Business | Oil & Gas
Exxon urges oil producing nations to lower barriers
Oil producing countries need to remove barriers to investment to ensure global oil markets are well-supplied, but are unlikely to do so as long as prices remain high.
Madrid: Oil producing countries need to remove barriers to investment to ensure global oil markets are well-supplied, but are unlikely to do so as long as prices remain high, ExxonMobil's CEO said on Tuesday.
"If governments are unhappy with the current supply-demand balance, they can change it," Rex Tillerson told Reuters in an interview.
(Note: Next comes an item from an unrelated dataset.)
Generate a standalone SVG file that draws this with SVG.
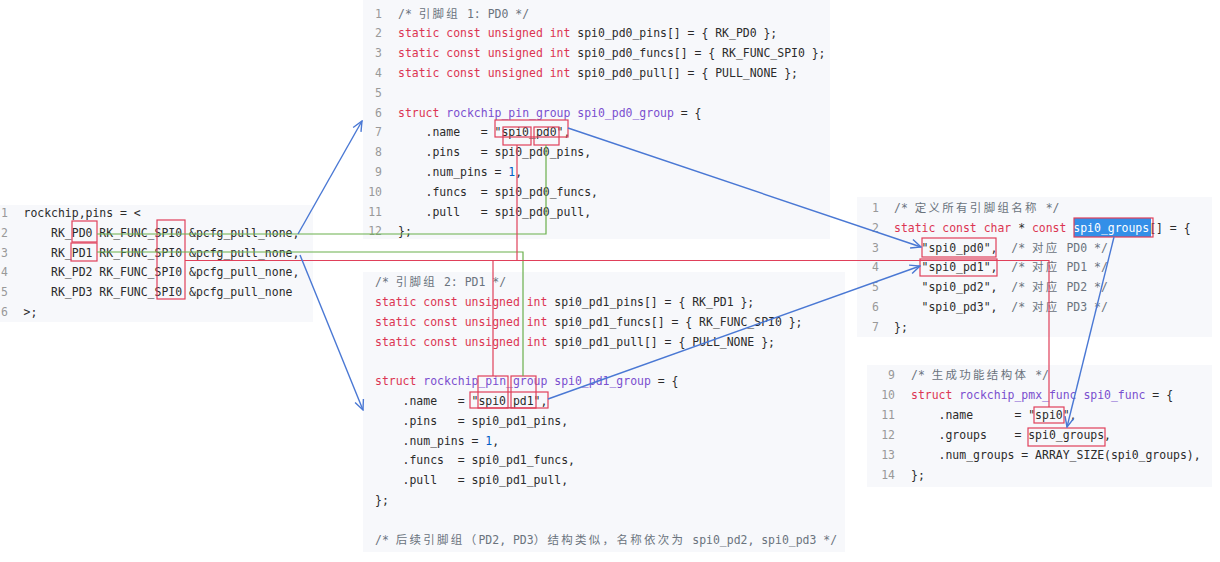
<svg xmlns="http://www.w3.org/2000/svg" width="1220" height="562" viewBox="0 0 1220 562">
<style>
.bg{fill:#f7f8fb}
.c{font-family:"DejaVu Sans Mono","Noto Sans CJK SC",monospace;font-size:11.46px;fill:#2b2b2b;white-space:pre}
.ln{fill:#999;text-anchor:end}
.ll{fill:#999}
.k{fill:#dc3552}
.t{fill:#7a4fcf}
.cm{fill:#6a737d}
.n{fill:#005cc5}
.w{fill:#fff}
.cjk{letter-spacing:2.34px}
.rb{fill:none;stroke:#e0405a;stroke-width:1.2}
.gl{fill:none;stroke:#6ab04c;stroke-width:1.2}
.rl{fill:none;stroke:#e0405a;stroke-width:1.2}
.bl{fill:none;stroke:#4a78d4;stroke-width:1.4}
</style>
<defs>
<marker id="ah" viewBox="0 0 12 12" refX="11" refY="6" markerWidth="12" markerHeight="12" markerUnits="userSpaceOnUse" orient="auto"><path d="M1,1.5 L11,6 L1,10.5" fill="none" stroke="#4a78d4" stroke-width="1.4"/></marker>
</defs>
<rect width="1220" height="562" fill="#fff"/>

<g id="pins-dts">
<rect class="bg" x="0" y="205" width="313" height="117"/>
<text class="c ll" x="1" y="217.3">1</text>
<text class="c ll" x="1" y="237">2</text>
<text class="c ll" x="1" y="256.7">3</text>
<text class="c ll" x="1" y="276.4">4</text>
<text class="c ll" x="1" y="296.1">5</text>
<text class="c ll" x="1" y="315.8">6</text>
<text class="c" x="23.5" y="217.3">rockchip,pins = &lt;</text>
<text class="c" x="23.5" y="237">    RK_PD0 RK_FUNC_SPI0 &amp;pcfg_pull_none,</text>
<text class="c" x="23.5" y="256.7">    RK_PD1 RK_FUNC_SPI0 &amp;pcfg_pull_none,</text>
<text class="c" x="23.5" y="276.4">    RK_PD2 RK_FUNC_SPI0 &amp;pcfg_pull_none,</text>
<text class="c" x="23.5" y="296.1">    RK_PD3 RK_FUNC_SPI0 &amp;pcfg_pull_none</text>
<text class="c" x="23.5" y="315.8">&gt;;</text>
<rect class="rb" x="72" y="221" width="25" height="21"/>
<rect class="rb" x="71" y="243" width="26" height="18"/>
<rect class="rb" x="157" y="220" width="28" height="79"/>
</g>

<g id="group-pd0">
<rect class="bg" x="363" y="0" width="467" height="239"/>
<text class="c ln" x="382" y="17.5">1</text>
<text class="c ln" x="382" y="37.3">2</text>
<text class="c ln" x="382" y="57.1">3</text>
<text class="c ln" x="382" y="76.9">4</text>
<text class="c ln" x="382" y="96.7">5</text>
<text class="c ln" x="382" y="116.5">6</text>
<text class="c ln" x="382" y="136.3">7</text>
<text class="c ln" x="382" y="156.1">8</text>
<text class="c ln" x="382" y="175.9">9</text>
<text class="c ln" x="382" y="195.7">10</text>
<text class="c ln" x="382" y="215.5">11</text>
<text class="c ln" x="382" y="235.3">12</text>
<text class="c cm" x="398" y="17.5">/* <tspan class="cjk">引脚组</tspan> 1: PD0 */</text>
<text class="c" x="398" y="37.3"><tspan class="k">static const unsigned int</tspan> spi0_pd0_pins[] = { RK_PD0 };</text>
<text class="c" x="398" y="57.1"><tspan class="k">static const unsigned int</tspan> spi0_pd0_funcs[] = { RK_FUNC_SPI0 };</text>
<text class="c" x="398" y="76.9"><tspan class="k">static const unsigned int</tspan> spi0_pd0_pull[] = { PULL_NONE };</text>
<text class="c" x="398" y="116.5"><tspan class="k">struct</tspan> <tspan class="t">rockchip_pin_group spi0_pd0_group</tspan> = {</text>
<text class="c" x="398" y="136.3">    .name   = "spi0_pd0",</text>
<text class="c" x="398" y="156.1">    .pins   = spi0_pd0_pins,</text>
<text class="c" x="398" y="175.9">    .num_pins = <tspan class="n">1</tspan>,</text>
<text class="c" x="398" y="195.7">    .funcs  = spi0_pd0_funcs,</text>
<text class="c" x="398" y="215.5">    .pull   = spi0_pd0_pull,</text>
<text class="c" x="398" y="235.3">};</text>
<rect class="rb" x="503" y="127" width="28" height="18"/>
<rect class="rb" x="534" y="127" width="25" height="18"/>
<rect class="rb" x="495" y="120" width="73" height="17"/>
</g>

<g id="group-pd1">
<rect class="bg" x="363" y="272" width="482" height="280"/>
<text class="c cm" x="375" y="286.3">/* <tspan class="cjk">引脚组</tspan> 2: PD1 */</text>
<text class="c" x="375" y="306.1"><tspan class="k">static const unsigned int</tspan> spi0_pd1_pins[] = { RK_PD1 };</text>
<text class="c" x="375" y="325.9"><tspan class="k">static const unsigned int</tspan> spi0_pd1_funcs[] = { RK_FUNC_SPI0 };</text>
<text class="c" x="375" y="345.7"><tspan class="k">static const unsigned int</tspan> spi0_pd1_pull[] = { PULL_NONE };</text>
<text class="c" x="375" y="385.2"><tspan class="k">struct</tspan> <tspan class="t">rockchip_pin_group spi0_pd1_group</tspan> = {</text>
<text class="c" x="375" y="405">    .name   = "spi0_pd1",</text>
<text class="c" x="375" y="424.8">    .pins   = spi0_pd1_pins,</text>
<text class="c" x="375" y="444.6">    .num_pins = <tspan class="n">1</tspan>,</text>
<text class="c" x="375" y="464.4">    .funcs  = spi0_pd1_funcs,</text>
<text class="c" x="375" y="484.2">    .pull   = spi0_pd1_pull,</text>
<text class="c" x="375" y="504">};</text>
<text class="c cm" x="375" y="543.5">/* <tspan class="cjk">后续引脚组（</tspan>PD2, PD3<tspan class="cjk">）结构类似，名称依次为</tspan> spi0_pd2, spi0_pd3 */</text>
<rect class="rb" x="478" y="376" width="30" height="32"/>
<rect class="rb" x="511" y="376" width="25" height="32"/>
<rect class="rb" x="470" y="392" width="78" height="16"/>
</g>

<g id="spi0-groups">
<rect class="bg" x="857" y="197" width="355" height="140"/>
<text class="c ln" x="879" y="212">1</text>
<text class="c ln" x="879" y="231.8">2</text>
<text class="c ln" x="879" y="251.6">3</text>
<text class="c ln" x="879" y="271.4">4</text>
<text class="c ln" x="879" y="291.2">5</text>
<text class="c ln" x="879" y="311">6</text>
<text class="c ln" x="879" y="330.8">7</text>
<rect x="1074" y="218" width="77" height="19" fill="#338fe8"/>
<text class="c cm" x="894" y="212">/* <tspan class="cjk">定义所有引脚组名称</tspan> */</text>
<text class="c" x="894" y="231.8"><tspan class="k">static const char</tspan> * <tspan class="k">const</tspan> <tspan class="w">spi0_groups</tspan>[] = {</text>
<text class="c" x="894" y="251.6">    "spi0_pd0",  <tspan class="cm">/* <tspan class="cjk">对应</tspan> PD0 */</tspan></text>
<text class="c" x="894" y="271.4">    "spi0_pd1",  <tspan class="cm">/* <tspan class="cjk">对应</tspan> PD1 */</tspan></text>
<text class="c" x="894" y="291.2">    "spi0_pd2",  <tspan class="cm">/* <tspan class="cjk">对应</tspan> PD2 */</tspan></text>
<text class="c" x="894" y="311">    "spi0_pd3",  <tspan class="cm">/* <tspan class="cjk">对应</tspan> PD3 */</tspan></text>
<text class="c" x="894" y="330.8">};</text>
<rect class="rb" x="1074" y="218" width="79" height="19"/>
<rect class="rb" x="922" y="238" width="74" height="19"/>
<rect class="rb" x="920" y="259" width="77" height="17"/>
</g>

<g id="spi0-func">
<rect class="bg" x="867" y="365" width="345" height="122"/>
<text class="c ln" x="895" y="379">9</text>
<text class="c ln" x="895" y="399">10</text>
<text class="c ln" x="895" y="419">11</text>
<text class="c ln" x="895" y="439">12</text>
<text class="c ln" x="895" y="459">13</text>
<text class="c ln" x="895" y="479">14</text>
<text class="c cm" x="911" y="379">/* <tspan class="cjk">生成功能结构体</tspan> */</text>
<text class="c" x="911" y="399"><tspan class="k">struct</tspan> <tspan class="t">rockchip_pmx_func spi0_func</tspan> = {</text>
<text class="c" x="911" y="419">    .name      = "spi0",</text>
<text class="c" x="911" y="439">    .groups    = spi0_groups,</text>
<text class="c" x="911" y="459">    .num_groups = ARRAY_SIZE(spi0_groups),</text>
<text class="c" x="911" y="479">};</text>
<rect class="rb" x="1034" y="407" width="30" height="16"/>
<rect class="rb" x="1028" y="428" width="77" height="18"/>
</g>

<g id="connectors">
<polyline class="gl" points="97,234 546,234 546,145"/>
<polyline class="gl" points="97,252 523,252 523,376"/>
<polyline class="rl" points="185,260.5 1049,260.5 1049,407"/>
<line class="rl" x1="517" y1="145" x2="517" y2="260.5"/>
<line class="rl" x1="493" y1="260.5" x2="493" y2="376"/>
<line class="bl" x1="298" y1="234" x2="362" y2="121" marker-end="url(#ah)"/>
<line class="bl" x1="300" y1="255" x2="363" y2="410" marker-end="url(#ah)"/>
<line class="bl" x1="568" y1="128" x2="921" y2="247" marker-end="url(#ah)"/>
<line class="bl" x1="548" y1="399" x2="920" y2="266" marker-end="url(#ah)"/>
<line class="bl" x1="1114" y1="237" x2="1067" y2="427" marker-end="url(#ah)"/>
</g>
</svg>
President of the Organisation of Petroleum Exporting Countries (Opec) Chakib Khelil said earlier that producers were not happy with high oil prices, which analysts and oil executives say are being driven by a tight oil market.
Tillerson said there was one way for states endowed with oil to ensure future supplies met demand. "Allow your resources to be developed to meet the world's energy needs," he urged.
Reasons
Exxon said every country had its reason for putting bars on investment by oil companies. In the US, the reasons were largely environmental. However, the US public mood was moving toward allowing drilling in areas currently off limits to the oil majors due to environmental concerns, Tillerson said.
In Opec countries which limit investment, he said high oil prices meant there was little incentive to allow more access to foreign companies even though this was needed. "When the prices are high, the national governments don't see a need for an IOC [international oil company]. They don't recognise the value an IOC brings," he said.